A Tale of Two Portraits
An artist shares her thoughts on the challenges of hooking portraits
Paul Laurence Dunbar, 25"x 36 1/2", #4-, 5-, and 6-cut hand-dyed wool on bleached cotton linen. Designed and hooked by Donna Hrkman, Dayton, Ohio, 2009.
Any rug hooker who makes a lot of rugs will develop a body of work that can be clearly identified, either for the particular style or for the chosen subject matter. In my case, my style has developed over time into specific themes. I hooked animals, then portraits, then landscapes, and then animals again. But it was a commission in October of 2009 that really put me through my hooking paces and brought me back to portraits.
Poetry in the making
The woman who hired me for this project, LaVerne Sci, had seen some of my rugs in a local art gallery. She called to ask if I would make a rug portrait of Paul Laurence Dunbar. He was one of America's first African-American poets to have his work published in books. An authority on Dunbar and his work, LaVerne was the director of his museum here in Dayton, his hometown.
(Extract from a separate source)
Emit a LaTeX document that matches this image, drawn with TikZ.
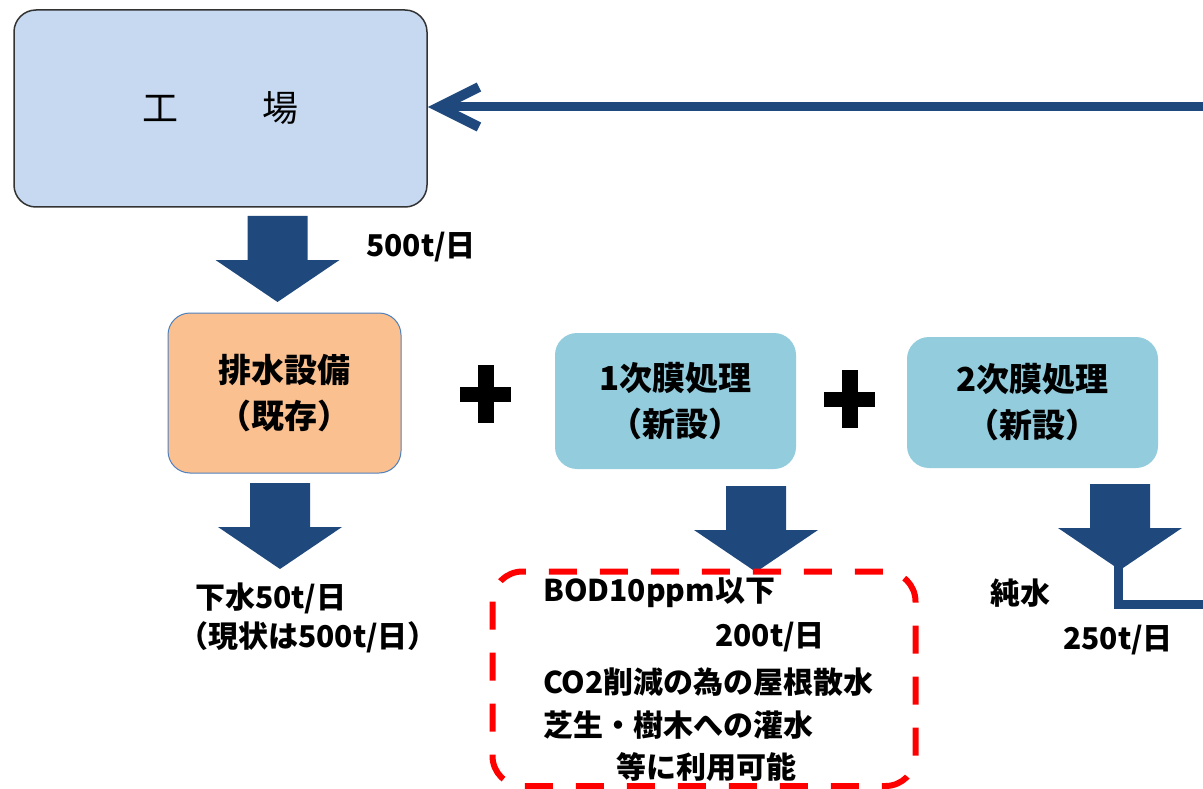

I based the design on a single black-and-white photo taken of Dunbar upon his graduation from high school, which my client provided. Given the era, I felt that the rug would be best rendered in a sepia color scale. I also offered LaVerne the idea of hooking part of one of Dunbar's poems as part of the design. She was delighted and gave me a verse from one of his works. With these elements in mind, I set about the task of drawing up a design.